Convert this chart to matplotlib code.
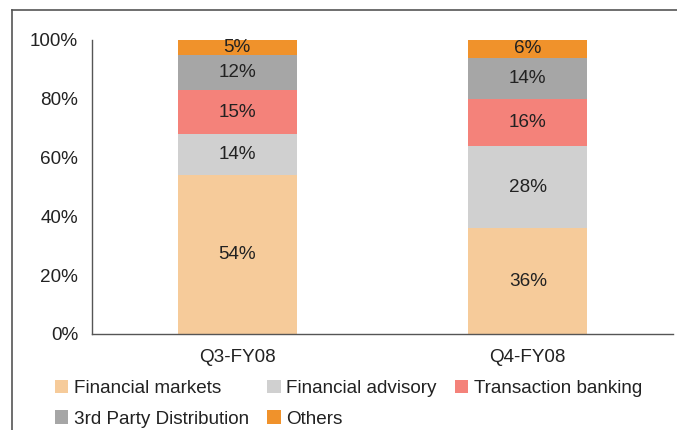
import matplotlib
matplotlib.use("Agg")
import matplotlib.pyplot as plt
from matplotlib.lines import Line2D
import numpy as np

plt.rcParams['font.family'] = ['Liberation Sans', 'DejaVu Sans']

categories = ["Q3-FY08", "Q4-FY08"]
series_names = ["Financial markets", "Financial advisory", "Transaction banking",
                "3rd Party Distribution", "Others"]
financial_markets = [54, 36]
financial_advisory = [14, 28]
transaction_banking = [15, 16]
third_party = [12, 14]
others = [5, 6]
values = [financial_markets, financial_advisory, transaction_banking, third_party, others]
colors = ["#F6CB9A", "#D0D0D0", "#F4827A", "#A6A6A6", "#F0922B"]
yticks = [0, 20, 40, 60, 80, 100]
ytick_labels = ["0%", "20%", "40%", "60%", "80%", "100%"]

W, H = 677, 430
FS = 13.6
fig = plt.figure(figsize=(W/100, H/100), dpi=100)
ax = fig.add_axes([92/W, 1-334/H, (673-92)/W, (334-40)/H])

x = np.arange(len(categories))
bottom = np.zeros(len(categories))
handles = []
for name, vals, c in zip(series_names, values, colors):
    vals = np.array(vals, dtype=float)
    b = ax.bar(x, vals, 0.41, bottom=bottom, color=c, label=name)
    handles.append(b)
    for xi, v, bt in zip(x, vals, bottom):
        ax.text(xi, bt + v/2, f"{int(v)}%", ha="center", va="center",
                fontsize=FS, color="#222222")
    bottom += vals

ax.set_xlim(-0.5, 1.5)
ax.set_ylim(0, 100)
ax.set_yticks(yticks)
ax.set_yticklabels(ytick_labels)
ax.set_xticks(x)
ax.set_xticklabels(categories)
ax.tick_params(axis="both", length=0, labelsize=FS, colors="#222222")
ax.tick_params(axis="y", pad=10)
ax.tick_params(axis="x", pad=11)
for s in ["top", "right"]:
    ax.spines[s].set_visible(False)
for s in ["left", "bottom"]:
    ax.spines[s].set_color("#555555")
    ax.spines[s].set_linewidth(1.0)

order = [0, 3, 1, 4, 2]
leg = fig.legend([handles[i] for i in order], [series_names[i] for i in order],
                 ncol=3, loc="upper left", bbox_to_anchor=(55/W, 1-380/H),
                 frameon=False, fontsize=FS, handlelength=0.7, handleheight=0.7,
                 handletextpad=0.3, columnspacing=0.97, labelspacing=0.7,
                 borderpad=0, borderaxespad=0)
for t in leg.get_texts():
    t.set_color("#222222")

# outer frame lines (top and left)
fig.add_artist(Line2D([12/W, 1], [1-10/H, 1-10/H], color="#555555", lw=1.2,
                      transform=fig.transFigure))
fig.add_artist(Line2D([12/W, 12/W], [0, 1-10/H], color="#555555", lw=1.2,
                      transform=fig.transFigure))

fig.savefig("out.png", dpi=100)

* * *

» **Exercise instructions**: Copy nothing but the lines from the top of the material through the line holding "ax = fig.add_axes([92/W, 1-334/H, (673-92)/W, (334-40)/H])", exactly as written; omit pictures.

» **Answer to this exercise**:
Convert this chart to matplotlib code.
import matplotlib
matplotlib.use("Agg")
import matplotlib.pyplot as plt
from matplotlib.lines import Line2D
import numpy as np

plt.rcParams['font.family'] = ['Liberation Sans', 'DejaVu Sans']

categories = ["Q3-FY08", "Q4-FY08"]
series_names = ["Financial markets", "Financial advisory", "Transaction banking",
                "3rd Party Distribution", "Others"]
financial_markets = [54, 36]
financial_advisory = [14, 28]
transaction_banking = [15, 16]
third_party = [12, 14]
others = [5, 6]
values = [financial_markets, financial_advisory, transaction_banking, third_party, others]
colors = ["#F6CB9A", "#D0D0D0", "#F4827A", "#A6A6A6", "#F0922B"]
yticks = [0, 20, 40, 60, 80, 100]
ytick_labels = ["0%", "20%", "40%", "60%", "80%", "100%"]

W, H = 677, 430
FS = 13.6
fig = plt.figure(figsize=(W/100, H/100), dpi=100)
ax = fig.add_axes([92/W, 1-334/H, (673-92)/W, (334-40)/H])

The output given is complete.